Efficiency and mechanisms of antimony removal from wastewater using mixed cultures of iron-oxidizing bacteria and sulfate-reducing bacteria based on scrap iron

Abstract

Treatment of antimony (Sb) mine drainage is generally regarded as a priority issue for regulatory authorities. In the study synergetic removal of Sb(V) from wastewater using cheap scrap iron inoculated with iron-oxidizing bacteria (IOB) and sulfate-reducing bacteria (SRB) was proposed. A strain of Enterobacter sp. (named as IOB-L), and Desulfovibrio sp. (named as GSRB) was first isolated separately, and Sb(V) removal performance in four different systems were investigated through batch experiment. It demonstrated that after 168 h of reaction, Sb(V) removal efficiency in iron + IOB + SRB system was 99.98%, which was higher than that in pure scrap iron, iron + IOB, and SRB system.
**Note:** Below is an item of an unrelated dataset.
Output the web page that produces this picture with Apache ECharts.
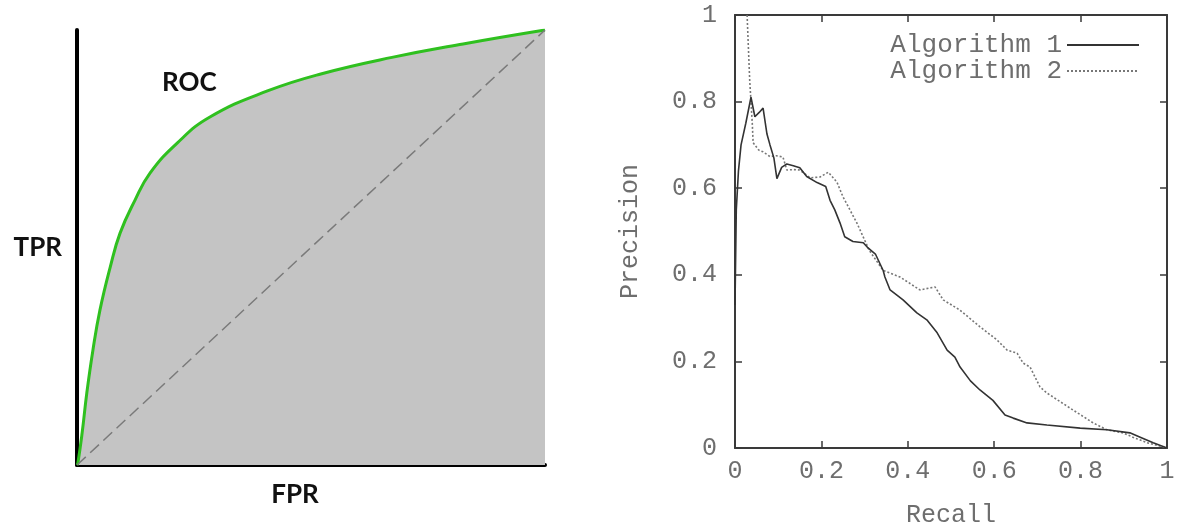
<!DOCTYPE html>
<html>
<head>
<meta charset="utf-8">
<script src="https://cdn.jsdelivr.net/npm/echarts@6/dist/echarts.min.js"></script>
<style>
html,body{margin:0;padding:0;background:#fff;}
#c{width:1179px;height:527px;}
</style>
</head>
<body>
<div id="c"></div>
<script>
// ---- Left panel: ROC illustration (FPR, TPR) ----
const rocCurve = [
  [0, 0], [0.002, 0.005], [0.011, 0.074], [0.021, 0.166], [0.034, 0.264],
  [0.049, 0.356], [0.071, 0.455], [0.092, 0.533], [0.124, 0.609],
  [0.156, 0.671], [0.214, 0.740], [0.284, 0.800], [0.407, 0.860],
  [0.521, 0.899], [0.673, 0.937], [0.825, 0.968], [1, 1]
];
const chanceLine = [[0, 0], [1, 1]];
const leftLabels = { x: 'FPR', y: 'TPR', curve: 'ROC', area: 'AOC' };

// ---- Right panel: precision-recall curves (Recall, Precision) ----
const algo1 = [
  [0, 0.33], [0.003, 0.55], [0.008, 0.64], [0.014, 0.70], [0.025, 0.75],
  [0.037, 0.81], [0.046, 0.765], [0.056, 0.775], [0.065, 0.785], [0.074, 0.725],
  [0.081, 0.70], [0.09, 0.67], [0.097, 0.622], [0.108, 0.648], [0.12, 0.656],
  [0.135, 0.652], [0.15, 0.647], [0.166, 0.627], [0.19, 0.613], [0.21, 0.604],
  [0.22, 0.572], [0.231, 0.55], [0.243, 0.52], [0.254, 0.488], [0.273, 0.477],
  [0.297, 0.474], [0.308, 0.462], [0.325, 0.448], [0.343, 0.41], [0.347, 0.395],
  [0.359, 0.365], [0.389, 0.342], [0.421, 0.312], [0.444, 0.296], [0.468, 0.266],
  [0.491, 0.226], [0.509, 0.21], [0.521, 0.187], [0.545, 0.155], [0.567, 0.134],
  [0.597, 0.11], [0.625, 0.076], [0.644, 0.069], [0.676, 0.058], [0.722, 0.053],
  [0.799, 0.046], [0.861, 0.042], [0.914, 0.035], [0.938, 0.025], [0.968, 0.012],
  [1, 0]
];
const algo2 = [
  [0.028, 1.0], [0.034, 0.85], [0.04, 0.75], [0.042, 0.705], [0.055, 0.688],
  [0.065, 0.684], [0.081, 0.673], [0.095, 0.675], [0.111, 0.672], [0.12, 0.642],
  [0.135, 0.643], [0.15, 0.642], [0.174, 0.624], [0.197, 0.626], [0.216, 0.637],
  [0.236, 0.614], [0.25, 0.58], [0.266, 0.55], [0.282, 0.52], [0.297, 0.487],
  [0.311, 0.456], [0.343, 0.41], [0.382, 0.395], [0.428, 0.365], [0.463, 0.372],
  [0.482, 0.342], [0.52, 0.319], [0.567, 0.28], [0.606, 0.25], [0.63, 0.226],
  [0.653, 0.219], [0.667, 0.196], [0.683, 0.187], [0.706, 0.141], [0.722, 0.127],
  [0.782, 0.088], [0.829, 0.058], [0.861, 0.042], [0.898, 0.035], [0.921, 0.025],
  [0.954, 0.012], [1, 0]
];
const seriesNames = ['Algorithm 1', 'Algorithm 2'];
const rightAxisNames = { x: 'Recall', y: 'Precision' };

const mono = 'Liberation Mono';
const grayText = '#6e6e6e';
const frame = '#3a3a3a';
const sans = 'Lato';

const chart = echarts.init(document.getElementById('c'), null, { renderer: 'canvas' });

const frameAxis = (extra) => Object.assign({
  type: 'value', min: 0, max: 1, interval: 0.2,
  axisLine: { show: true, onZero: false, lineStyle: { color: frame, width: 2 } },
  axisTick: { show: true, inside: true, length: 7, lineStyle: { color: frame, width: 1.5 } },
  axisLabel: { show: false },
  splitLine: { show: false }
}, extra);

const option = {
  animation: false,
  backgroundColor: '#ffffff',
  grid: [
    { left: 77, top: 30, width: 468, height: 435, outerBoundsMode: 'none', containLabel: false },
    { left: 735, top: 15, width: 432, height: 433, outerBoundsMode: 'none', containLabel: false }
  ],
  xAxis: [
    {
      gridIndex: 0, type: 'value', min: 0, max: 1,
      axisLine: { show: true, onZero: false, lineStyle: { color: '#000', width: 4 } },
      axisTick: { show: false }, axisLabel: { show: false }, splitLine: { show: false },
      name: leftLabels.x, nameLocation: 'middle', nameGap: 17,
      nameTextStyle: { fontFamily: sans, fontWeight: 'bold', fontSize: 26, color: '#111', padding: [0, 32, 0, 0] }
    },
    frameAxis({
      gridIndex: 1, position: 'bottom',
      axisLabel: { show: true, margin: 11, fontFamily: mono, fontSize: 25, color: grayText },
      name: rightAxisNames.x, nameLocation: 'middle', nameGap: 55,
      nameTextStyle: { fontFamily: mono, fontSize: 25, color: grayText }
    }),
    frameAxis({ gridIndex: 1, position: 'top' })
  ],
  yAxis: [
    {
      gridIndex: 0, type: 'value', min: 0, max: 1,
      axisLine: { show: true, onZero: false, lineStyle: { color: '#000', width: 4 } },
      axisTick: { show: false }, axisLabel: { show: false }, splitLine: { show: false },
      name: leftLabels.y, nameLocation: 'middle', nameGap: 15, nameRotate: 0,
      nameTextStyle: { fontFamily: sans, fontWeight: 'bold', fontSize: 26, color: '#111' }
    },
    frameAxis({
      gridIndex: 1, position: 'left',
      axisLabel: { show: true, margin: 18, fontFamily: mono, fontSize: 25, color: grayText },
      name: rightAxisNames.y, nameLocation: 'middle', nameGap: 92, nameRotate: 90,
      nameTextStyle: { fontFamily: mono, fontSize: 25, color: grayText }
    }),
    frameAxis({ gridIndex: 1, position: 'right' })
  ],
  legend: {
    data: seriesNames,
    orient: 'vertical',
    align: 'right',
    right: 34, top: 27,
    itemWidth: 72, itemHeight: 14, itemGap: 0,
    itemStyle: { opacity: 0 },
    textStyle: { fontFamily: mono, fontSize: 26, color: grayText, lineHeight: 24 }
  },
  graphic: [
    { type: 'text', left: 162, top: 70,
      style: { text: leftLabels.curve, fontFamily: sans, fontWeight: 'bold', fontSize: 26, fill: '#111' } },
    { type: 'text', left: 336, top: 340,
      style: { text: leftLabels.area, fontFamily: sans, fontWeight: 'bold', fontSize: 26, fill: '#111' } }
  ],
  series: [
    {
      type: 'line', xAxisIndex: 0, yAxisIndex: 0, data: rocCurve,
      smooth: 0.45, symbol: 'none', z: 3,
      lineStyle: { color: '#2fc01f', width: 3 },
      areaStyle: { color: '#c4c4c4', opacity: 1 }
    },
    {
      type: 'line', xAxisIndex: 0, yAxisIndex: 0, data: chanceLine,
      symbol: 'none', z: 4,
      lineStyle: { color: '#7a7a7a', width: 1.5, type: [12, 6] }
    },
    {
      name: seriesNames[0], type: 'line', xAxisIndex: 1, yAxisIndex: 1, data: algo1,
      symbol: 'none', z: 5, color: '#333',
      lineStyle: { color: '#333', width: 1.6 }
    },
    {
      name: seriesNames[1], type: 'line', xAxisIndex: 1, yAxisIndex: 1, data: algo2,
      symbol: 'none', z: 4, color: '#777',
      lineStyle: { color: '#777', width: 1.6, type: [2, 2] }
    }
  ]
};
chart.setOption(option);
</script>
</body>
</html>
SEM-EDX, XRD, and XPS analysis of reaction products indicated that scrap iron could be oxidized to amorphous Fe2O3 and FeOOH completely in biotic systems, providing favorable anaerobic condition for SRB. At the end of experiment, 80.35% of Sb(V) in iron + IOB + SRB system was adsorbed by biogenetic iron oxides, and 19.65% was bio-reduced as Sb2S3. Moreover, long-term treatment of antimony mine wastewater by scrap iron inoculated with IOB and SRB increased the bacterial abundance in the bioreactor, and Sb(V) removal ability of iron reached 180 mg(Sb)/g (Fe) after running for 310 days. The study provides an efficient method to remove Sb(V) from mine wastewater and might open a new way for the application of iron fillings.